2014 - Ongoing
Stockholm, Sweden; Cairo, Muḩāfaz̧at al Qāhirah, Egypt; Athens, Attica, Greece; Prague, Praha, Czech Republic; Köln, North Rhine-Westphalia, Germany; Alexandria, Egypt; Istanbul, Turkey; Sevilla, Andalusia, Spain; Budapest, Hungary; Garching bei München, Bavaria, Germany; Saxony, Germany; Italy; Paris, Île-de-France, France
For ancient civilisations like the Egyptians, Greek, Roman, and Persian, religion was an important part of people's life. this helped to shape different cultures and norms based on each one belief. Some believed in multiple gods or life after death. Most of the ancient monuments we have today are related to beliefs, Mythologies and the idea of a life after death. By the time of Abraham, the idea of religion changed, Abraham appealed for worshipping a single almighty God and rebelled against the worship of multiple gods and paganism in general.
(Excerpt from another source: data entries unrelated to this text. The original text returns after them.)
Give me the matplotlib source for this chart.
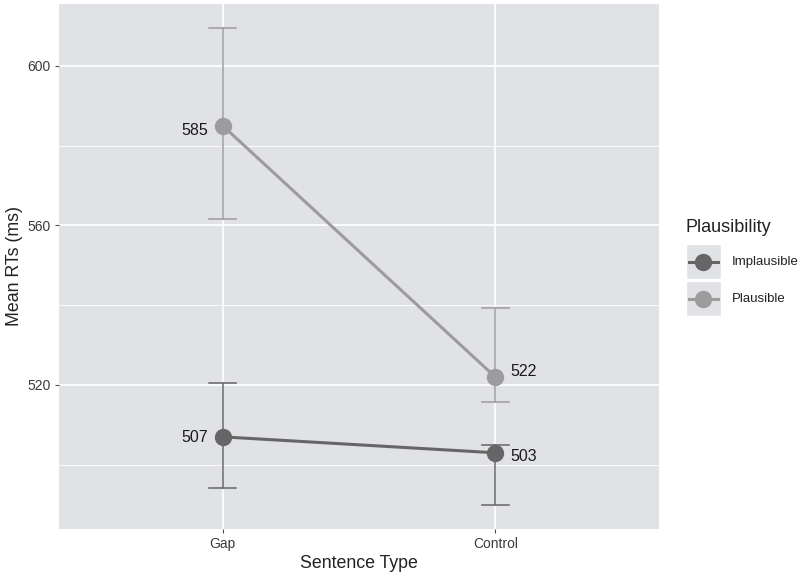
import matplotlib.pyplot as plt
from matplotlib.patches import Rectangle
from matplotlib.lines import Line2D

plt.rcParams["font.family"] = ["Liberation Sans", "DejaVu Sans"]

# ------------------------------------------------------------
# Data: mean RTs with lower/upper error bar limits
# ------------------------------------------------------------
sentence_types = ["Gap", "Control"]
groups = ["Implausible", "Plausible"]
implausible_mean = [507, 503]
implausible_low = [494.1, 489.9]
implausible_high = [520.4, 505.0]
plausible_mean = [585, 522]
plausible_low = [561.5, 515.7]
plausible_high = [609.4, 539.3]

colors = {"Implausible": "#666666", "Plausible": "#9c9c9c"}

W, H = 803, 578
fig = plt.figure(figsize=(W / 100, H / 100), dpi=100)

# panel placement in pixels
px_left, px_right, px_top, px_bottom = 59, 659, 4, 529
ax = fig.add_axes([px_left / W, 1 - px_bottom / H,
                   (px_right - px_left) / W, (px_bottom - px_top) / H])
ax.set_facecolor("#e1e2e5")
for s in ax.spines.values():
    s.set_visible(False)

x = list(range(len(sentence_types)))
ax.set_xlim(-0.6, 1.6)
ax.set_ylim(483.9, 615.5)

# grid lines
for v in [500, 540, 580]:
    ax.axhline(v, color="white", lw=0.6, zorder=0)
for v in [520, 560, 600]:
    ax.axhline(v, color="white", lw=1.2, zorder=0)
for xi in x:
    ax.axvline(xi, color="white", lw=1.2, zorder=0)

series = {
    "Implausible": (implausible_mean, implausible_low, implausible_high),
    "Plausible": (plausible_mean, plausible_low, plausible_high),
}

for g in groups:
    m, lo, hi = series[g]
    c = colors[g]
    for xi, a, b in zip(x, lo, hi):
        ax.plot([xi, xi], [a, b], color=c, lw=1.1, zorder=2)
        for yv in (a, b):
            ax.plot([xi - 0.05, xi + 0.05], [yv, yv], color=c, lw=1.1, zorder=2)
    ax.plot(x, m, color=c, lw=2.2, zorder=3)
    ax.plot(x, m, "o", color=c, ms=12.5, mec="none", zorder=4)

# value labels: (side, horizontal align, vertical nudge)
label_pos = {
    "Implausible": [(-1, "right", -0.2), (1, "left", -1.0)],
    "Plausible": [(-1, "right", -1.2), (1, "left", 1.3)],
}
for g in groups:
    m = series[g][0]
    for xi, v, (side, ha, dy) in zip(x, m, label_pos[g]):
        ax.text(xi + side * 0.055, v + dy, str(v), ha=ha, va="center",
                fontsize=11.5, color="#1a1a1a", zorder=5)

ax.set_xticks(x)
ax.set_xticklabels(sentence_types)
ax.set_yticks([520, 560, 600])
ax.tick_params(axis="both", colors="#4d4d4d", labelcolor="#3a3a3a",
               labelsize=10, length=3, width=0.8, pad=3)
ax.set_xlabel("Sentence Type", fontsize=12.8, color="#222222", labelpad=3)
ax.set_ylabel("Mean RTs (ms)", fontsize=12.8, color="#222222", labelpad=3)

# ------------------------------------------------------------
# Legend drawn in a pixel-coordinate overlay
# ------------------------------------------------------------
lg = fig.add_axes([0, 0, 1, 1])
lg.set_xlim(0, W)
lg.set_ylim(H, 0)
lg.axis("off")
lg.patch.set_alpha(0)

lg.text(686, 228, "Plausibility", fontsize=13, color="#222222",
        ha="left", va="center")
for i, g in enumerate(groups):
    y0 = 244 + i * 37
    lg.add_patch(Rectangle((686, y0), 35, 35, facecolor="#e1e2e5",
                           edgecolor="white", lw=1))
    cy = y0 + 17.5
    lg.add_line(Line2D([689, 718], [cy, cy], color=colors[g], lw=2.2))
    lg.plot([703.5], [cy], "o", color=colors[g], ms=12.5, mec="none")
    lg.text(732, cy, g, fontsize=9.5, color="#222222", ha="left", va="center")

fig.savefig("out.png", dpi=100, facecolor="white")
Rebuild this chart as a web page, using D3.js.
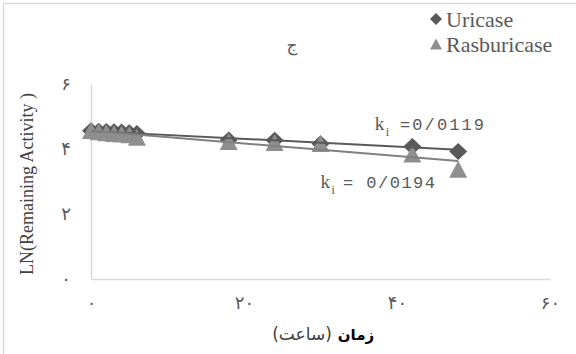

The major Abrahamic religions in chronological order of founding are Judaism in the 7th century BCE, Christianity in the 1st century CE, and Islam in the 7th century CE. Christianity, Islam, and Judaism are the Abrahamic religions with the greatest numbers of adherents. We are usually aware of the differences and the conflicts between the religions that could be heated up sometimes to discuss. This project is demonstrating the similarity and difference, the intersection points between the three religions and their religious housing. A major part of each religious building is the ornamented ceilings. While Christians use paintings of angels and humans a lot, both Muslims and Jews avoid this in their buildings. Over the centuries we could see a certain dialogue between the three religions, through replicating, adapting or reforming of elements from each other. I cover in my project different religious houses spread around Europe and the Middle East and dug deeper into it to have a better understanding of the dialogue and exchange that has been going between the three religions in the times of war and peace.